The material below holds a span beginning at the line with "Generate a LaTeX" and ending at the line with "(0,0) rectangle (1280,978);". Quote that span exactly, both ends included, and only that span.

[Figure scripts]

START

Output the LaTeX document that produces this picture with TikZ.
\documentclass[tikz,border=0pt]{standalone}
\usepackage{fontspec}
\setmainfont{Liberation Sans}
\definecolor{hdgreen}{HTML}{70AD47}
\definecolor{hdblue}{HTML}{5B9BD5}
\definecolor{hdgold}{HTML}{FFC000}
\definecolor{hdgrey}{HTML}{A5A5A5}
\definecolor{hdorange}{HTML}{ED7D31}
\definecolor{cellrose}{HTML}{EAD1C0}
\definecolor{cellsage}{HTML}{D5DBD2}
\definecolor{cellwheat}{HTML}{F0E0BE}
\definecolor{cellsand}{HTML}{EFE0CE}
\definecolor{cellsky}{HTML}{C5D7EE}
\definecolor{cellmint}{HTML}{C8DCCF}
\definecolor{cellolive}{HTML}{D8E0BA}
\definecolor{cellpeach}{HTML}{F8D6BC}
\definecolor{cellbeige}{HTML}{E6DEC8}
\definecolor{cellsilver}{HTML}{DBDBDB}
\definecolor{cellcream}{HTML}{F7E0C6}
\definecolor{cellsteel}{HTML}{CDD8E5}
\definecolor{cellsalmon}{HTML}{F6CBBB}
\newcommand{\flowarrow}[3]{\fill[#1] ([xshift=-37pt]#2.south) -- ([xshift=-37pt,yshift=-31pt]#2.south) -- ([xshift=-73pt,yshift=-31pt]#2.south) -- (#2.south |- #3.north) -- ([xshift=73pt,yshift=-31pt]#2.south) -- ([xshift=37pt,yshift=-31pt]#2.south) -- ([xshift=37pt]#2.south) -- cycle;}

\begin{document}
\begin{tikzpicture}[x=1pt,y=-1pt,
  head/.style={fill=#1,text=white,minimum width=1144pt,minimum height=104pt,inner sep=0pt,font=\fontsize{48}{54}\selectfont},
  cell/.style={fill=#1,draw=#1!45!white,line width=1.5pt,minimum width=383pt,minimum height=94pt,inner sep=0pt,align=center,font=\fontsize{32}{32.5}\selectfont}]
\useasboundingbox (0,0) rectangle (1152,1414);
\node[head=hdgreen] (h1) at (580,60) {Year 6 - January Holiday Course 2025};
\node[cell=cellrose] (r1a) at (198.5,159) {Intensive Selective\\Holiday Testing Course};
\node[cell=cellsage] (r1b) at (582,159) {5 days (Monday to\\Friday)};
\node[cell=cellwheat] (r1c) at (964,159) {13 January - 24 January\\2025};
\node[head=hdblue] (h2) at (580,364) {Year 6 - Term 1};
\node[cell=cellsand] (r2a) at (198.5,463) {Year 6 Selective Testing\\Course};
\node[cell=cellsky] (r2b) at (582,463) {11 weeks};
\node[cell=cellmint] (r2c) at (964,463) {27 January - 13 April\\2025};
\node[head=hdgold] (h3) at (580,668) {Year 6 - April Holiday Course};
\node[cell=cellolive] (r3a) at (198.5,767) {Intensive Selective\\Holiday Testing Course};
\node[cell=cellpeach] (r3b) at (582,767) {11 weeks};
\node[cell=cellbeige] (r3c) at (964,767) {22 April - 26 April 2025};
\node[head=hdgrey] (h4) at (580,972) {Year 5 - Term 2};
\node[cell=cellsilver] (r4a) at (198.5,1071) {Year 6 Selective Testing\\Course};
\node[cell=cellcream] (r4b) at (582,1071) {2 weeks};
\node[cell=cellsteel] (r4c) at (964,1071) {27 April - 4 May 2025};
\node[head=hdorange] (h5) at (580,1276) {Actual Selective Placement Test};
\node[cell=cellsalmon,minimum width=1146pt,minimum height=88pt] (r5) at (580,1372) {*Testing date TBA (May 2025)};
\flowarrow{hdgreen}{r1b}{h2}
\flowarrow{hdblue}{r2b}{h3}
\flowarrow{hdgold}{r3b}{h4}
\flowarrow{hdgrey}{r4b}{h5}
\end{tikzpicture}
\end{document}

END
START

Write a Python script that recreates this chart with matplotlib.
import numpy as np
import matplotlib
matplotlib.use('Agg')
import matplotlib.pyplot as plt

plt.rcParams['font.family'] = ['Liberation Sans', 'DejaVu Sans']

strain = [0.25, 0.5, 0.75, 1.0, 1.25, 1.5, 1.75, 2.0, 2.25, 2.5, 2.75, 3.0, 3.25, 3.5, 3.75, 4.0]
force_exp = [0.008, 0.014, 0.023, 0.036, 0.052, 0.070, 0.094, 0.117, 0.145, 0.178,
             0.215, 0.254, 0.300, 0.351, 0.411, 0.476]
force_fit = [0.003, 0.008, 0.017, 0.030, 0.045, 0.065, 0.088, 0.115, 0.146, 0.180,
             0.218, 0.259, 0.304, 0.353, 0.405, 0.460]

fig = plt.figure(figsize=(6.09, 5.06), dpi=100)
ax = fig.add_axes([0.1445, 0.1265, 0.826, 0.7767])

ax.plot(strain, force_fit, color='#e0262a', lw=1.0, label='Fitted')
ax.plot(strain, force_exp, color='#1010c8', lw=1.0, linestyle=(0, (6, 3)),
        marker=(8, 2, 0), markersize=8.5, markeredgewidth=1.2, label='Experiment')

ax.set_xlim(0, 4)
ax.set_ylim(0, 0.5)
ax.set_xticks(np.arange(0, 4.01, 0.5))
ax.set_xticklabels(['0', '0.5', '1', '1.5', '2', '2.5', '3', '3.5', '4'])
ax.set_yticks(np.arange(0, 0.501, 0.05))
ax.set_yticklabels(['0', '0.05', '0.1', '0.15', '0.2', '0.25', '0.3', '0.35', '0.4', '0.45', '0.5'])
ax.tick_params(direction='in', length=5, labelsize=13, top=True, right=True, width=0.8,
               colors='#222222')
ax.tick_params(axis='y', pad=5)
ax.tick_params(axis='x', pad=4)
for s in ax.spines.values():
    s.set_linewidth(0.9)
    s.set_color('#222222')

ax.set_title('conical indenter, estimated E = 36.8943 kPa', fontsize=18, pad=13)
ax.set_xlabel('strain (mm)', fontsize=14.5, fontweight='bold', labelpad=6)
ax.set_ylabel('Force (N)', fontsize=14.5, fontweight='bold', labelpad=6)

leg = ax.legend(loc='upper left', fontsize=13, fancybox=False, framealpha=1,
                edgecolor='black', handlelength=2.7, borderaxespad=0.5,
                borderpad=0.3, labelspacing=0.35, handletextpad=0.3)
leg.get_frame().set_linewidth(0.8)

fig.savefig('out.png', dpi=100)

END
START

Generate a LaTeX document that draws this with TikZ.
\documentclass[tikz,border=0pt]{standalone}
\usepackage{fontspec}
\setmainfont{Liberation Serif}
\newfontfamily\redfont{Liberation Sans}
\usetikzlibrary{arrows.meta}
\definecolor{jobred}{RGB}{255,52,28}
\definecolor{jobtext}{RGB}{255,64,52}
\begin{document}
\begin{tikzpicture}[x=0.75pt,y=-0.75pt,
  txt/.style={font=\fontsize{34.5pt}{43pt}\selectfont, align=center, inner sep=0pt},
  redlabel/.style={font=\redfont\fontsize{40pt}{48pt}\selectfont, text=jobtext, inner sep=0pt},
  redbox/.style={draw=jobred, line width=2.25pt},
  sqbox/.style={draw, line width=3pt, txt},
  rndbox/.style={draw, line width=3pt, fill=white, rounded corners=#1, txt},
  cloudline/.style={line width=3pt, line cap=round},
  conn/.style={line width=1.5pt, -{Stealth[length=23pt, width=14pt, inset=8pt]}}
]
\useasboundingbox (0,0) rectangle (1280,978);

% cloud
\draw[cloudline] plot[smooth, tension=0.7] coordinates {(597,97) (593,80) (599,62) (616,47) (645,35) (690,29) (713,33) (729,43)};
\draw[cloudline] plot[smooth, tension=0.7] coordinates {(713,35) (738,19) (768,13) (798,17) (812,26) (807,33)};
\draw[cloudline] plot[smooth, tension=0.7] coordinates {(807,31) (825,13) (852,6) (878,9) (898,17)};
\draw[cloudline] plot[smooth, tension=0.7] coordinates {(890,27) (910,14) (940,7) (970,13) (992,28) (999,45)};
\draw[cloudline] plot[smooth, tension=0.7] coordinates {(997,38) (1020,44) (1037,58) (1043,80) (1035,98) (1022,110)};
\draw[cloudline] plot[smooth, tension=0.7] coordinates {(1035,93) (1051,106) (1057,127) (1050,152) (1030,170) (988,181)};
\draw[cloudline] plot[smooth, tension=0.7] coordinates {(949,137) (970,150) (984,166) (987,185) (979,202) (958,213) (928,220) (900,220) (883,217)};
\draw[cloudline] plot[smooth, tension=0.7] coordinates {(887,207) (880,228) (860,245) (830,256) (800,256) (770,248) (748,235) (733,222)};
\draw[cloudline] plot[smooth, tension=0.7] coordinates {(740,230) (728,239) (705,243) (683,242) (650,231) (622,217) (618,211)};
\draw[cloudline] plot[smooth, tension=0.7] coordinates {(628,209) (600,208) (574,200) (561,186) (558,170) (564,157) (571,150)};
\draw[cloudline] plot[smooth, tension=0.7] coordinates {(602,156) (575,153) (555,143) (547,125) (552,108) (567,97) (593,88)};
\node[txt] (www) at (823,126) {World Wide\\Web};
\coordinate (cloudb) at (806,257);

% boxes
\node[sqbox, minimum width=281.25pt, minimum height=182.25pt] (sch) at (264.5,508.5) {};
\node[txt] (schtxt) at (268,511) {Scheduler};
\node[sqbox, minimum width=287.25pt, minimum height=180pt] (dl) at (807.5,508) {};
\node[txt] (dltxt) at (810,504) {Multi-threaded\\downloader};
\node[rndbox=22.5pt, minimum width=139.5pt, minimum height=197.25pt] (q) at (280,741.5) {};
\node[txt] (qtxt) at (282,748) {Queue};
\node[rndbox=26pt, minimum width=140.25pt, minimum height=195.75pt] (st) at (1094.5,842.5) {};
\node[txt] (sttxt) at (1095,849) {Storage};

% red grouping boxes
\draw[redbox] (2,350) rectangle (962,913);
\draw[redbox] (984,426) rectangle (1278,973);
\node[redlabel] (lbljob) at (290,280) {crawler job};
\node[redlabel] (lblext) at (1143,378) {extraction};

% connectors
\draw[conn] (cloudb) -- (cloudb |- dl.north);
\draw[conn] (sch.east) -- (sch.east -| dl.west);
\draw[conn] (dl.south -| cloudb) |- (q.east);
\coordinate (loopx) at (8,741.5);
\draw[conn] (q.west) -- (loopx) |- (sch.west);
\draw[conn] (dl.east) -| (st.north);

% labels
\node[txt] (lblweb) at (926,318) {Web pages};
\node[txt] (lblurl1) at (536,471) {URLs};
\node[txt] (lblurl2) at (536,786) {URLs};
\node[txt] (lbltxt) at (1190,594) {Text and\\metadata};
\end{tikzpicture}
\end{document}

END

REPLY |
Generate a LaTeX document that draws this with TikZ.
\documentclass[tikz,border=0pt]{standalone}
\usepackage{fontspec}
\setmainfont{Liberation Serif}
\newfontfamily\redfont{Liberation Sans}
\usetikzlibrary{arrows.meta}
\definecolor{jobred}{RGB}{255,52,28}
\definecolor{jobtext}{RGB}{255,64,52}
\begin{document}
\begin{tikzpicture}[x=0.75pt,y=-0.75pt,
  txt/.style={font=\fontsize{34.5pt}{43pt}\selectfont, align=center, inner sep=0pt},
  redlabel/.style={font=\redfont\fontsize{40pt}{48pt}\selectfont, text=jobtext, inner sep=0pt},
  redbox/.style={draw=jobred, line width=2.25pt},
  sqbox/.style={draw, line width=3pt, txt},
  rndbox/.style={draw, line width=3pt, fill=white, rounded corners=#1, txt},
  cloudline/.style={line width=3pt, line cap=round},
  conn/.style={line width=1.5pt, -{Stealth[length=23pt, width=14pt, inset=8pt]}}
]
\useasboundingbox (0,0) rectangle (1280,978);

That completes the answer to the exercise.